- **Records for the exercise**
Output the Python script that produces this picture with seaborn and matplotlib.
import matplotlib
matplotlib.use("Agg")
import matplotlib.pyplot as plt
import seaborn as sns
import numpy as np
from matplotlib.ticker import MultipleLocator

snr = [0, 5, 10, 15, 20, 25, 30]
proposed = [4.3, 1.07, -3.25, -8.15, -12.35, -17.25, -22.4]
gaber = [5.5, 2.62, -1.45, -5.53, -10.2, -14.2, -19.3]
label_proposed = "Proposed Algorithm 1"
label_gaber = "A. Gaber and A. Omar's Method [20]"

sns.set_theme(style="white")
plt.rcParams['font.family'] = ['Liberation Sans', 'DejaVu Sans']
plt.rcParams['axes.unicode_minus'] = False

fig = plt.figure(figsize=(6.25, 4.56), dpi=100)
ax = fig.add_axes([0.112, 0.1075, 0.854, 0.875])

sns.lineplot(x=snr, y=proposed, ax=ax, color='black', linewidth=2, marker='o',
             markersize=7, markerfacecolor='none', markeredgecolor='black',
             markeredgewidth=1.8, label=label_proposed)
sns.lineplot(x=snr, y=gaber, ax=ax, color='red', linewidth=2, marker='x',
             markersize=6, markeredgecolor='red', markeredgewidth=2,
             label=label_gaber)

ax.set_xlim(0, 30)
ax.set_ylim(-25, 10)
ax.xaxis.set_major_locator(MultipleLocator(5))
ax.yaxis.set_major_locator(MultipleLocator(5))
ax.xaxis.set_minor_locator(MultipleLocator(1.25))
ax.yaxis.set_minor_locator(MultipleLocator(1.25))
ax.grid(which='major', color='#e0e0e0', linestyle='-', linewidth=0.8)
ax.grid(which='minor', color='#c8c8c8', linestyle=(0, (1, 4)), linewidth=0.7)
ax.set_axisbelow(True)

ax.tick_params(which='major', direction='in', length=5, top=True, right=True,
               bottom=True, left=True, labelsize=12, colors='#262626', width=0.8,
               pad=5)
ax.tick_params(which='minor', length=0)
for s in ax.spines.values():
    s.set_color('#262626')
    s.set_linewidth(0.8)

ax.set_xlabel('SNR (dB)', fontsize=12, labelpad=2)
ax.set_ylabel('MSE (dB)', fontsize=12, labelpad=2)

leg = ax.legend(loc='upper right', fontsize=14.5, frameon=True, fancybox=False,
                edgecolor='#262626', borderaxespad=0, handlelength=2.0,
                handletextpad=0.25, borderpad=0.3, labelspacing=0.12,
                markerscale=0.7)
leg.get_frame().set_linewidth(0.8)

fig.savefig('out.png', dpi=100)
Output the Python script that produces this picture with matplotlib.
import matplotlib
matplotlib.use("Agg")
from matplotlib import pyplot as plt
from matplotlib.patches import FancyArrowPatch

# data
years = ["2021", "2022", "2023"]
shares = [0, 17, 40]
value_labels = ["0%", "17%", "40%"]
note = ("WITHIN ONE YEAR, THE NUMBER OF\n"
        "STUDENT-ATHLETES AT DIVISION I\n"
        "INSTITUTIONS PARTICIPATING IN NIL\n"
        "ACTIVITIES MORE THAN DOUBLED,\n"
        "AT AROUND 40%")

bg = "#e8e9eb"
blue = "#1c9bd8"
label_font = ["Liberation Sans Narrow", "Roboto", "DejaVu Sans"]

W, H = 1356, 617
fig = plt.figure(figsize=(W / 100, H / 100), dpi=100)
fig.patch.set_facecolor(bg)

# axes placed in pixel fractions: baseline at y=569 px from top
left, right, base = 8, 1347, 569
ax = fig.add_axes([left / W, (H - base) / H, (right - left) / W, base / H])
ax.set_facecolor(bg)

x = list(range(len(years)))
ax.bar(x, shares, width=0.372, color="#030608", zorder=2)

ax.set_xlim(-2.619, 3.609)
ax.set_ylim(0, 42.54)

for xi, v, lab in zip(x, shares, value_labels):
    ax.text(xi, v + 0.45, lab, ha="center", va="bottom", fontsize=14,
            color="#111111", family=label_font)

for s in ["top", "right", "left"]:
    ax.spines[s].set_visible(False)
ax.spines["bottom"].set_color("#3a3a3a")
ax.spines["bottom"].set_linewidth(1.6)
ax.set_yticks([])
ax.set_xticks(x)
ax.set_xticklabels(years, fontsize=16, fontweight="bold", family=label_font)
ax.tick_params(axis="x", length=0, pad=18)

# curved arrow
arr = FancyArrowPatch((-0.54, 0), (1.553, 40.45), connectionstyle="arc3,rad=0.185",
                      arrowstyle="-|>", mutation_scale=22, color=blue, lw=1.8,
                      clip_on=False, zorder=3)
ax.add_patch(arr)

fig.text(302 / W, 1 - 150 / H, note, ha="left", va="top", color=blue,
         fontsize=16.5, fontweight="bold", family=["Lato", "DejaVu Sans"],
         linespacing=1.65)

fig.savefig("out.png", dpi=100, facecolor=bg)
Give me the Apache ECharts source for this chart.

- **Task directions**
Please reproduce exactly the lines from the first one of the records above through the line containing "ax = fig.add_axes([0.112, 0.1075, 0.854, 0.875])", both included, and nothing else.

- **Final result**
Output the Python script that produces this picture with seaborn and matplotlib.
import matplotlib
matplotlib.use("Agg")
import matplotlib.pyplot as plt
import seaborn as sns
import numpy as np
from matplotlib.ticker import MultipleLocator

snr = [0, 5, 10, 15, 20, 25, 30]
proposed = [4.3, 1.07, -3.25, -8.15, -12.35, -17.25, -22.4]
gaber = [5.5, 2.62, -1.45, -5.53, -10.2, -14.2, -19.3]
label_proposed = "Proposed Algorithm 1"
label_gaber = "A. Gaber and A. Omar's Method [20]"

sns.set_theme(style="white")
plt.rcParams['font.family'] = ['Liberation Sans', 'DejaVu Sans']
plt.rcParams['axes.unicode_minus'] = False

fig = plt.figure(figsize=(6.25, 4.56), dpi=100)
ax = fig.add_axes([0.112, 0.1075, 0.854, 0.875])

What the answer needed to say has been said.